> **Exercise brief**
Emit a verbatim copy of the lines below from the line with "Give me the TikZ source for this diagram." through the line with "(durante) at (1673,54)", excluding pictures and everything outside that range.

==== Dataset extract

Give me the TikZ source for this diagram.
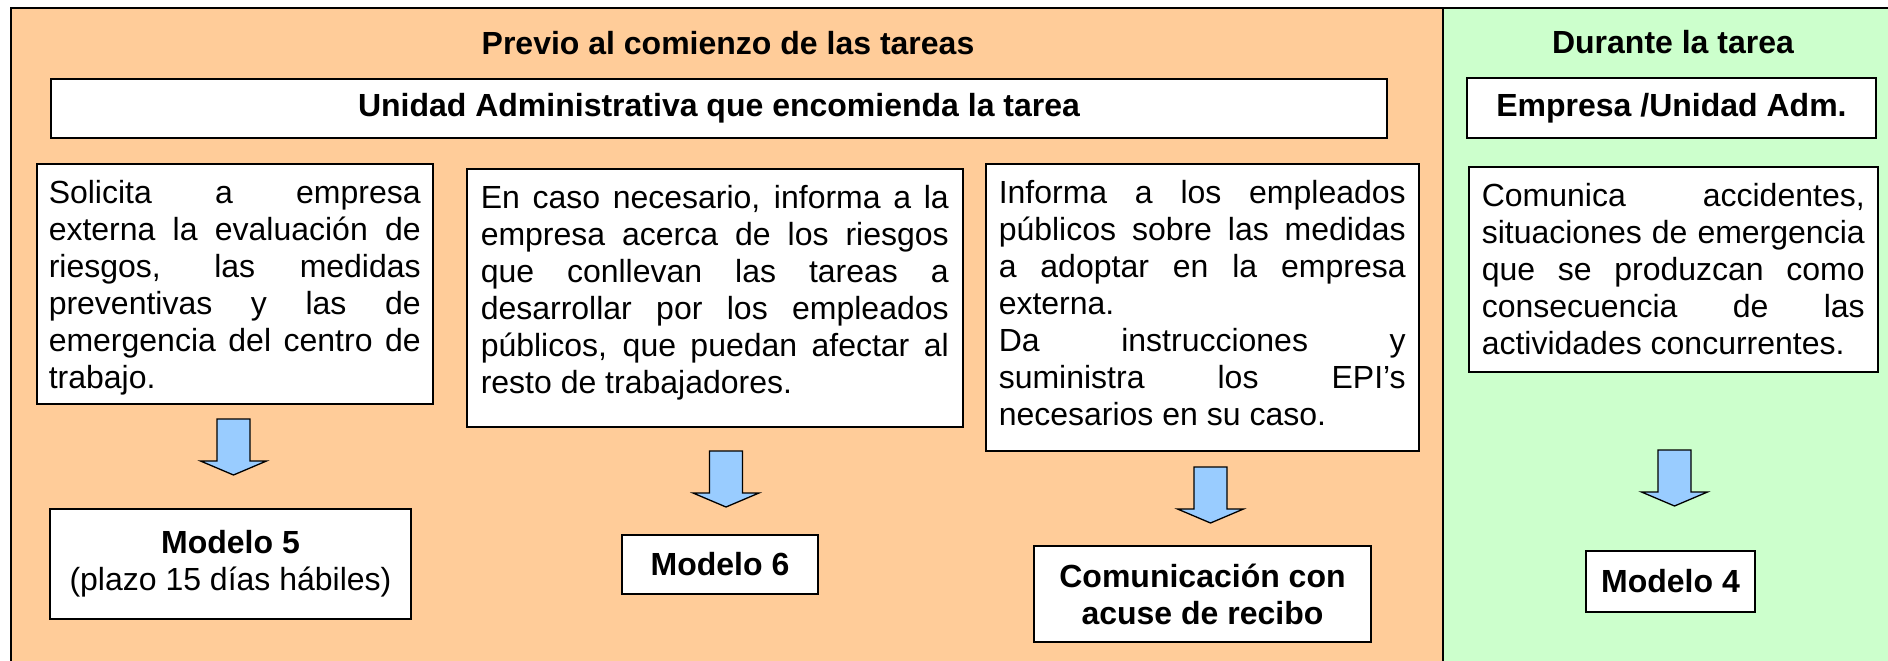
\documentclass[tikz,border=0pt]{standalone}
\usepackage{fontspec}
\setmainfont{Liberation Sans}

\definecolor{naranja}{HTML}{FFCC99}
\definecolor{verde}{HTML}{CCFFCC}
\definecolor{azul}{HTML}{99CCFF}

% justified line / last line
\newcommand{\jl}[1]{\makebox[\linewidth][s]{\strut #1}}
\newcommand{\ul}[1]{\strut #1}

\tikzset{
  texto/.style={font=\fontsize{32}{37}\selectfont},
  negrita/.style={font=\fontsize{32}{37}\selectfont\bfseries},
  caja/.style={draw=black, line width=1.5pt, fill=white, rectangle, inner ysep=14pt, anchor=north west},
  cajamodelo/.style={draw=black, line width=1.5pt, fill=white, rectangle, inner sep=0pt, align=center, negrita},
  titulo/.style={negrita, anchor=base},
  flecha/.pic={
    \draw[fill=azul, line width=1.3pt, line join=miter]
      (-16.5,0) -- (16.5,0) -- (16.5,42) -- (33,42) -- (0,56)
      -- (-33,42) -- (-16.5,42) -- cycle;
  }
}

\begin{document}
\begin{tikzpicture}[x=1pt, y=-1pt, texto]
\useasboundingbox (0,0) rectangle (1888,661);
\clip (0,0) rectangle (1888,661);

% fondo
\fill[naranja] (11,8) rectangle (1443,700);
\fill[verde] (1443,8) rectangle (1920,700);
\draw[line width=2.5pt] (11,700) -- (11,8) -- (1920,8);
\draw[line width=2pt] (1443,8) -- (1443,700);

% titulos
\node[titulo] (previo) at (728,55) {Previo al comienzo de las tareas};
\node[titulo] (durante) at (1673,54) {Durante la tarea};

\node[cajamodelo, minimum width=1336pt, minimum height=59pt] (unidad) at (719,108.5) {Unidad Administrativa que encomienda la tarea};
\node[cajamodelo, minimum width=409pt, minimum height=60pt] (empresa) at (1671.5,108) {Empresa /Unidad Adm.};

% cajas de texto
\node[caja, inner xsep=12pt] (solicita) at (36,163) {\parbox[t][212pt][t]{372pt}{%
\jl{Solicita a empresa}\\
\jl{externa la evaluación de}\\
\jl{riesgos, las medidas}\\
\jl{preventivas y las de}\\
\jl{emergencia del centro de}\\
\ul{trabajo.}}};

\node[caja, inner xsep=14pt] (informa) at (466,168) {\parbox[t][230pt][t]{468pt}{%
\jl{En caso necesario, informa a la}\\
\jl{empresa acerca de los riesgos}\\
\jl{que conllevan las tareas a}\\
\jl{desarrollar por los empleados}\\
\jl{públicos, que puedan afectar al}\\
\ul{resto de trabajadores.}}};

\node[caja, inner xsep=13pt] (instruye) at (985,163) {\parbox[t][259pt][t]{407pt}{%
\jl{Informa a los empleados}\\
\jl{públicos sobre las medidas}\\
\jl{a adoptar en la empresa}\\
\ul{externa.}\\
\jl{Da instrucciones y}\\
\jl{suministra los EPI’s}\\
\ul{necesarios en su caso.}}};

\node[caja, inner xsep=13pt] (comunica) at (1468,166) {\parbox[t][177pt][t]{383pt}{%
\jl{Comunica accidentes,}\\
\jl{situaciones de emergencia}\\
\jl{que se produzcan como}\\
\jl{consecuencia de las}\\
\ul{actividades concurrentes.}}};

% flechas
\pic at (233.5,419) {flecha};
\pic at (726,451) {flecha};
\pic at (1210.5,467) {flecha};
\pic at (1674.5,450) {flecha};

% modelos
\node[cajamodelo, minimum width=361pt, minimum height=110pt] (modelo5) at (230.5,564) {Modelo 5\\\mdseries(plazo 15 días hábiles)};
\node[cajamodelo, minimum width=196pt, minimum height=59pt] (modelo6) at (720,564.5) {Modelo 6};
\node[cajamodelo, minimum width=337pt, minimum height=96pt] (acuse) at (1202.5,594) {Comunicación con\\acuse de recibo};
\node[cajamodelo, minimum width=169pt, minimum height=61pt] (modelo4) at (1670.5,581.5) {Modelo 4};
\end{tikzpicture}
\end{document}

========
==== Dataset extract

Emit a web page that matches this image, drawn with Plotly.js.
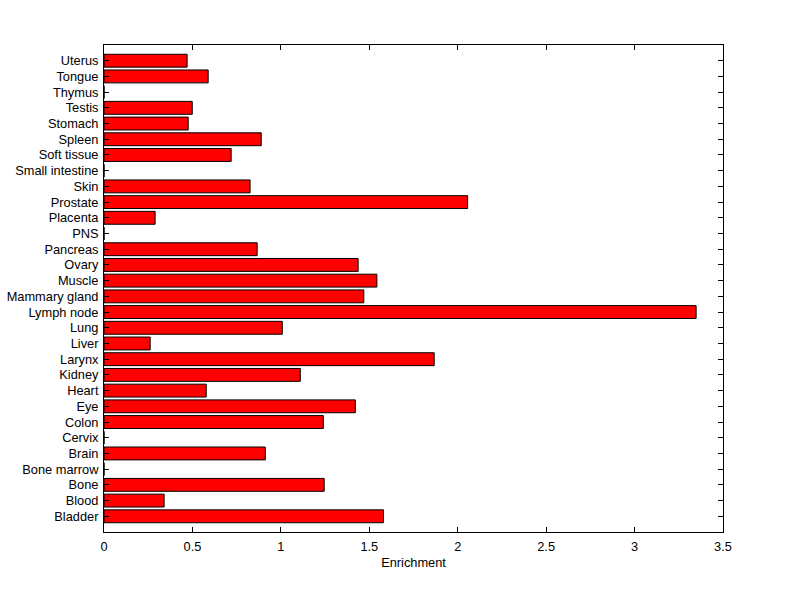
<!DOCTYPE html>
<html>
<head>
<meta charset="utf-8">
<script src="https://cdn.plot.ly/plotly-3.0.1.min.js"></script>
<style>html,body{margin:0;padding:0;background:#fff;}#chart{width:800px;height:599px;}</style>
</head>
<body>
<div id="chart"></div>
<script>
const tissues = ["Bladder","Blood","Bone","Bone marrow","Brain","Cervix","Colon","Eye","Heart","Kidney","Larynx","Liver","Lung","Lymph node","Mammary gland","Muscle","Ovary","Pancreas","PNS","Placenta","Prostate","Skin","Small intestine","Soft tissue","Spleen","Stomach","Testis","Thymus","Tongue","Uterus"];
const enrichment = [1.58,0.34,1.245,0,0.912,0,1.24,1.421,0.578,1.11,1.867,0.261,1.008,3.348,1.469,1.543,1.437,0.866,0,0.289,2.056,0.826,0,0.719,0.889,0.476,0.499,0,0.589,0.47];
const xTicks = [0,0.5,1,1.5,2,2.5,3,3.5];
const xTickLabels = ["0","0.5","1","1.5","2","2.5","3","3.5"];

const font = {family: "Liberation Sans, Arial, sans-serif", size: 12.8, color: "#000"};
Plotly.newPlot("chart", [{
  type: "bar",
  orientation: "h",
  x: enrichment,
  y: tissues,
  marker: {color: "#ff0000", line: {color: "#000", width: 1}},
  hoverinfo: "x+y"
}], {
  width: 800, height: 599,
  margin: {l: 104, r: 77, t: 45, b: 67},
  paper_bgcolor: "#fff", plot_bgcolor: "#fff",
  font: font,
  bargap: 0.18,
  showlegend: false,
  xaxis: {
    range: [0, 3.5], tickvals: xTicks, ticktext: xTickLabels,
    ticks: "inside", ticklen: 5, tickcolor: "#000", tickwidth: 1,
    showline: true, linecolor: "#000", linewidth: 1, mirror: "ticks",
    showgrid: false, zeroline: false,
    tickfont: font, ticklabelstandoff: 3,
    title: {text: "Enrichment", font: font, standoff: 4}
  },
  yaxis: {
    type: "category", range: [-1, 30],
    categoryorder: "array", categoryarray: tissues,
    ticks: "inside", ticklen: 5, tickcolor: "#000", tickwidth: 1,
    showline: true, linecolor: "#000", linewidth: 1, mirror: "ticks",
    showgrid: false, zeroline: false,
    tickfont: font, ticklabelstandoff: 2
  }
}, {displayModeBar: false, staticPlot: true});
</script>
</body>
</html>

========

> **Result**
Give me the TikZ source for this diagram.
\documentclass[tikz,border=0pt]{standalone}
\usepackage{fontspec}
\setmainfont{Liberation Sans}

\definecolor{naranja}{HTML}{FFCC99}
\definecolor{verde}{HTML}{CCFFCC}
\definecolor{azul}{HTML}{99CCFF}

% justified line / last line
\newcommand{\jl}[1]{\makebox[\linewidth][s]{\strut #1}}
\newcommand{\ul}[1]{\strut #1}

\tikzset{
  texto/.style={font=\fontsize{32}{37}\selectfont},
  negrita/.style={font=\fontsize{32}{37}\selectfont\bfseries},
  caja/.style={draw=black, line width=1.5pt, fill=white, rectangle, inner ysep=14pt, anchor=north west},
  cajamodelo/.style={draw=black, line width=1.5pt, fill=white, rectangle, inner sep=0pt, align=center, negrita},
  titulo/.style={negrita, anchor=base},
  flecha/.pic={
    \draw[fill=azul, line width=1.3pt, line join=miter]
      (-16.5,0) -- (16.5,0) -- (16.5,42) -- (33,42) -- (0,56)
      -- (-33,42) -- (-16.5,42) -- cycle;
  }
}

\begin{document}
\begin{tikzpicture}[x=1pt, y=-1pt, texto]
\useasboundingbox (0,0) rectangle (1888,661);
\clip (0,0) rectangle (1888,661);

% fondo
\fill[naranja] (11,8) rectangle (1443,700);
\fill[verde] (1443,8) rectangle (1920,700);
\draw[line width=2.5pt] (11,700) -- (11,8) -- (1920,8);
\draw[line width=2pt] (1443,8) -- (1443,700);

% titulos
\node[titulo] (previo) at (728,55) {Previo al comienzo de las tareas};
\node[titulo] (durante) at (1673,54) {Durante la tarea};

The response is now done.